What the task requires »
The lines from the top of the material through the line with "bars_truth = [0.071, 0.007, 0.029, 0.008]" are to be set down exactly. Leave the pictures out.

===============

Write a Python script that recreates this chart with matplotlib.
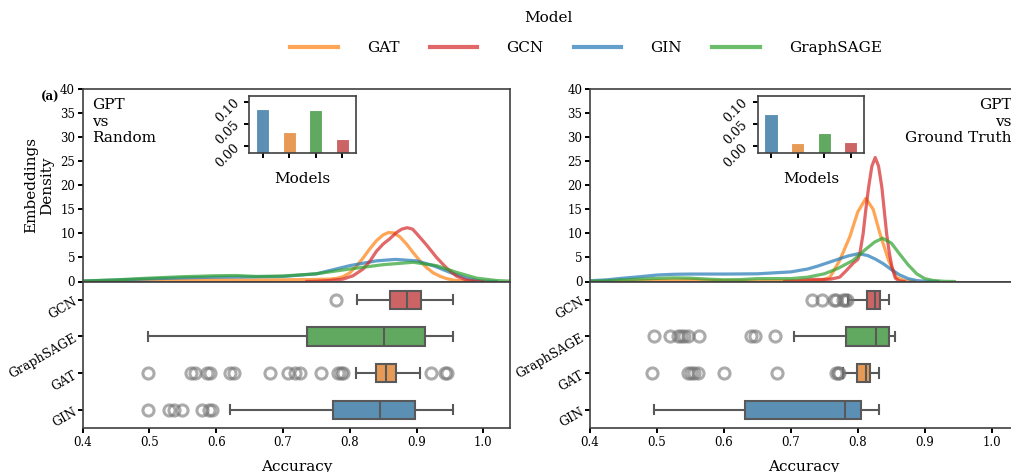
import colorsys
import matplotlib
matplotlib.use("Agg")
import matplotlib.pyplot as plt
import matplotlib.colors as mcolors
from matplotlib.lines import Line2D

plt.rcParams['font.family'] = ['DejaVu Serif']

# ---------------- data ----------------
models = ["GAT", "GCN", "GIN", "GraphSAGE"]
base_colors = {"GAT": "#ff7f0e", "GCN": "#d62728", "GIN": "#1f77b4", "GraphSAGE": "#2ca02c"}

box_order = ["GCN", "GraphSAGE", "GAT", "GIN"]
bar_order = ["GIN", "GAT", "GraphSAGE", "GCN"]

# inset bar values
bars_random = [0.083, 0.032, 0.081, 0.015]
bars_truth = [0.071, 0.007, 0.029, 0.008]

# KDE curves (x, density) -- GPT vs Random
rand_gat_x = [0.40, 0.45, 0.50, 0.55, 0.60, 0.65, 0.70, 0.74, 0.77, 0.78, 0.79, 0.80, 0.81, 0.82, 0.83, 0.84, 0.85, 0.858, 0.866, 0.875, 0.885, 0.895, 0.905, 0.915, 0.925, 0.935, 0.945, 0.955, 0.97, 0.99]
rand_gat_y = [0.0, 0.05, 0.2, 0.3, 0.35, 0.3, 0.35, 0.4, 0.5, 0.65, 1.0, 1.8, 3.2, 4.9, 6.8, 8.5, 9.7, 10.2, 10.1, 9.3, 7.8, 6.0, 4.3, 2.9, 1.8, 1.1, 0.6, 0.3, 0.1, 0.0]
rand_gcn_x = [0.735, 0.75, 0.77, 0.79, 0.805, 0.82, 0.83, 0.84, 0.85, 0.86, 0.87, 0.878, 0.886, 0.894, 0.90, 0.915, 0.93, 0.945, 0.96, 0.975, 0.99, 1.0]
rand_gcn_y = [0.0, 0.05, 0.2, 0.5, 1.2, 2.6, 4.2, 6.3, 7.8, 8.9, 10.2, 10.9, 11.2, 10.9, 10.0, 7.6, 5.0, 2.8, 1.1, 0.3, 0.05, 0.0]
rand_gin_x = [0.40, 0.45, 0.50, 0.55, 0.60, 0.65, 0.70, 0.75, 0.80, 0.84, 0.868, 0.90, 0.925, 0.95, 0.975, 0.995, 1.02]
rand_gin_y = [0.1, 0.3, 0.55, 0.75, 0.9, 0.95, 1.05, 1.6, 3.3, 4.3, 4.6, 4.3, 3.3, 1.9, 0.7, 0.1, 0.0]
rand_sage_x = [0.40, 0.45, 0.50, 0.55, 0.60, 0.63, 0.66, 0.70, 0.75, 0.80, 0.85, 0.895, 0.93, 0.96, 0.99, 1.02, 1.04]
rand_sage_y = [0.1, 0.35, 0.7, 1.0, 1.2, 1.25, 1.05, 1.15, 1.6, 2.6, 3.5, 4.0, 3.3, 1.9, 0.7, 0.2, 0.08]

# KDE curves -- GPT vs Ground Truth
truth_gat_x = [0.40, 0.45, 0.49, 0.52, 0.55, 0.58, 0.61, 0.65, 0.68, 0.72, 0.745, 0.758, 0.773, 0.788, 0.80, 0.812, 0.823, 0.833, 0.846, 0.858, 0.87, 0.885]
truth_gat_y = [0.0, 0.05, 0.2, 0.25, 0.35, 0.2, 0.15, 0.1, 0.15, 0.1, 0.3, 0.8, 4.4, 9.3, 14.5, 17.3, 15.0, 10.0, 4.4, 0.8, 0.15, 0.0]
truth_gcn_x = [0.69, 0.71, 0.73, 0.75, 0.76, 0.773, 0.783, 0.793, 0.80, 0.803, 0.808, 0.812, 0.816, 0.821, 0.826, 0.831, 0.836, 0.843, 0.847, 0.851, 0.856, 0.862, 0.87]
truth_gcn_y = [0.0, 0.15, 0.45, 0.4, 0.5, 0.9, 2.3, 3.8, 4.6, 5.8, 10.0, 15.0, 19.5, 24.0, 25.8, 24.0, 19.5, 10.0, 6.0, 3.0, 0.7, 0.1, 0.0]
truth_gin_x = [0.40, 0.425, 0.45, 0.475, 0.50, 0.525, 0.55, 0.60, 0.65, 0.70, 0.725, 0.74, 0.755, 0.77, 0.785, 0.801, 0.815, 0.827, 0.838, 0.85, 0.862, 0.875, 0.888, 0.90, 0.92]
truth_gin_y = [0.15, 0.35, 0.7, 1.0, 1.35, 1.5, 1.55, 1.55, 1.6, 2.0, 2.6, 3.2, 3.9, 4.6, 5.3, 5.8, 5.4, 4.6, 3.7, 2.5, 1.4, 0.6, 0.2, 0.05, 0.0]
truth_sage_x = [0.40, 0.425, 0.45, 0.475, 0.50, 0.525, 0.55, 0.575, 0.60, 0.625, 0.65, 0.675, 0.70, 0.725, 0.75, 0.77, 0.793, 0.81, 0.825, 0.837, 0.85, 0.862, 0.875, 0.888, 0.90, 0.913, 0.93, 0.945]
truth_sage_y = [0.05, 0.15, 0.35, 0.5, 0.65, 0.75, 0.7, 0.5, 0.35, 0.4, 0.6, 0.6, 0.6, 0.9, 1.6, 2.7, 4.4, 6.5, 8.2, 9.0, 8.0, 5.8, 3.5, 1.6, 0.6, 0.2, 0.03, 0.0]

# boxplot statistics (whislo, q1, median, q3, whishi, fliers)
rand_box = {
    "GCN": (0.811, 0.861, 0.886, 0.906, 0.955, [0.780]),
    "GraphSAGE": (0.498, 0.7355, 0.852, 0.913, 0.954, []),
    "GAT": (0.810, 0.839, 0.855, 0.869, 0.905,
            [0.498, 0.562, 0.568, 0.586, 0.590, 0.620, 0.626, 0.680, 0.708, 0.718, 0.725, 0.757, 0.782, 0.787, 0.790, 0.922, 0.942, 0.946]),
    "GIN": (0.620, 0.775, 0.846, 0.897, 0.955, [0.498, 0.529, 0.537, 0.548, 0.579, 0.589, 0.593]),
}
truth_box = {
    "GCN": (0.786, 0.813, 0.825, 0.833, 0.846, [0.731, 0.746, 0.765, 0.768, 0.778, 0.781, 0.784]),
    "GraphSAGE": (0.704, 0.783, 0.827, 0.846, 0.855, [0.496, 0.520, 0.532, 0.536, 0.540, 0.546, 0.563, 0.641, 0.646, 0.677]),
    "GAT": (0.778, 0.799, 0.812, 0.818, 0.832, [0.493, 0.547, 0.551, 0.556, 0.562, 0.600, 0.680, 0.767, 0.770, 0.772]),
    "GIN": (0.496, 0.631, 0.781, 0.805, 0.832, []),
}

density_ticks = [0, 5, 10, 15, 20, 25, 30, 35, 40]
acc_ticks = [0.4, 0.5, 0.6, 0.7, 0.8, 0.9, 1.0]
inset_ticks = [0.00, 0.05, 0.10]


def desat(c, prop=0.75):
    r, g, b = mcolors.to_rgb(c)
    h, l, s = colorsys.rgb_to_hls(r, g, b)
    return colorsys.hls_to_rgb(h, l, s * prop)


muted = {m: desat(base_colors[m]) for m in models}

W, H = 1011, 472
fig = plt.figure(figsize=(W / 100, H / 100), dpi=100)


def fx(p):
    return p / W


def fy(p):
    return 1 - p / H


spine_c = '0.25'


def style_axes(ax):
    for s in ax.spines.values():
        s.set_color(spine_c)
        s.set_linewidth(1.2)
    ax.tick_params(length=3.5, width=1.4, color='black', labelsize=8.5, pad=2)


def panel(left_px, right_px, curves, box, bars, inset_left_px, label, label_right):
    top, mid, bot = 89.3, 281.5, 428.0
    axd = fig.add_axes([fx(left_px), fy(mid), fx(right_px - left_px), (mid - top) / H])
    axb = fig.add_axes([fx(left_px), fy(bot), fx(right_px - left_px), (bot - mid) / H])
    for name, xs, ys in curves:
        axd.plot(xs, ys, color=base_colors[name], alpha=0.7, lw=2.3,
                 solid_capstyle='round', solid_joinstyle='round')
    axd.set_xlim(0.4, 1.04)
    axd.set_ylim(0, 40)
    axd.set_yticks(density_ticks)
    axd.set_xticks([])
    style_axes(axd)
    if label_right:
        axd.text(0.984, 0.955, label, transform=axd.transAxes, ha='right', va='top',
                 multialignment='right', fontsize=11, linespacing=1.25)
    else:
        axd.text(0.022, 0.955, label, transform=axd.transAxes, ha='left', va='top',
                 fontsize=11, linespacing=1.25)

    stats = []
    for m in box_order:
        lo, q1, med, q3, hi, fl = box[m]
        stats.append(dict(whislo=lo, q1=q1, med=med, q3=q3, whishi=hi, fliers=fl))
    bp = axb.bxp(stats, positions=range(len(box_order)), vert=False, widths=0.5,
                 patch_artist=True, showfliers=True, capwidths=0.25,
                 boxprops=dict(edgecolor='0.35', linewidth=1.5),
                 whiskerprops=dict(color='0.35', linewidth=1.5),
                 capprops=dict(color='0.35', linewidth=1.5),
                 medianprops=dict(color='0.35', linewidth=1.5),
                 flierprops=dict(marker='o', markerfacecolor='none', markeredgecolor='0.45',
                                 markersize=8, markeredgewidth=2.2, alpha=0.6))
    for patch, m in zip(bp['boxes'], box_order):
        patch.set_facecolor(muted[m] + (0.8,))
    axb.set_ylim(3.5, -0.5)
    axb.set_yticks(range(len(box_order)))
    axb.set_yticklabels(box_order, rotation=30, ha='right', rotation_mode='anchor')
    axb.set_xlim(0.4, 1.04)
    axb.set_xticks(acc_ticks)
    axb.set_xticklabels([f"{t:.1f}" for t in acc_ticks])
    style_axes(axb)
    axb.tick_params(axis='y', labelsize=9)
    axb.set_xlabel("Accuracy", fontsize=11, labelpad=8)

    axi = fig.add_axes([fx(inset_left_px), fy(152.8), fx(106.4), (152.8 - 95.5) / H])
    ylo = -0.016
    axi.bar(range(len(bar_order)), [v - ylo for v in bars], bottom=ylo, width=0.5,
            color=[muted[m] + (0.8,) for m in bar_order], edgecolor='white', linewidth=0.8)
    axi.set_xlim(-0.5, 3.5)
    axi.set_ylim(ylo, 0.114)
    axi.set_yticks(inset_ticks)
    axi.set_yticklabels([f"{t:.2f}" for t in inset_ticks], rotation=45, fontsize=9)
    axi.set_xticks(range(len(bar_order)))
    axi.set_xticklabels([])
    style_axes(axi)
    axi.tick_params(labelsize=9)
    axi.set_xlabel("Models", fontsize=11, labelpad=8)
    return axd, axb


left_curves = [("GAT", rand_gat_x, rand_gat_y), ("GIN", rand_gin_x, rand_gin_y),
               ("GCN", rand_gcn_x, rand_gcn_y), ("GraphSAGE", rand_sage_x, rand_sage_y)]
right_curves = [("GAT", truth_gat_x, truth_gat_y), ("GIN", truth_gin_x, truth_gin_y),
                ("GCN", truth_gcn_x, truth_gcn_y), ("GraphSAGE", truth_sage_x, truth_sage_y)]

axd1, axb1 = panel(82.7, 510.0, left_curves, rand_box, bars_random, 249.3, "GPT\nvs\nRandom", False)
axd2, axb2 = panel(590.0, 1018.5, right_curves, truth_box, bars_truth, 757.7, "GPT\nvs\nGround Truth", True)
axd1.set_ylabel("Embeddings\nDensity", fontsize=11, labelpad=4)

fig.text(fx(41), fy(97), "(a)", fontsize=8.5, fontweight='bold', ha='left', va='center')

# legend
handles = [Line2D([0], [0], color=base_colors[m], alpha=0.7, lw=3) for m in models]
leg = fig.legend(handles, models, loc='center', bbox_to_anchor=(fx(586), fy(48)), ncol=4,
                 frameon=False, fontsize=11, handlelength=3.1, handletextpad=1.9,
                 columnspacing=2.0)
fig.text(fx(548), fy(18), "Model", fontsize=11, ha='center', va='center')

fig.savefig("out.png", dpi=100)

===============

Exercise response »
Write a Python script that recreates this chart with matplotlib.
import colorsys
import matplotlib
matplotlib.use("Agg")
import matplotlib.pyplot as plt
import matplotlib.colors as mcolors
from matplotlib.lines import Line2D

plt.rcParams['font.family'] = ['DejaVu Serif']

# ---------------- data ----------------
models = ["GAT", "GCN", "GIN", "GraphSAGE"]
base_colors = {"GAT": "#ff7f0e", "GCN": "#d62728", "GIN": "#1f77b4", "GraphSAGE": "#2ca02c"}

box_order = ["GCN", "GraphSAGE", "GAT", "GIN"]
bar_order = ["GIN", "GAT", "GraphSAGE", "GCN"]

# inset bar values
bars_random = [0.083, 0.032, 0.081, 0.015]
bars_truth = [0.071, 0.007, 0.029, 0.008]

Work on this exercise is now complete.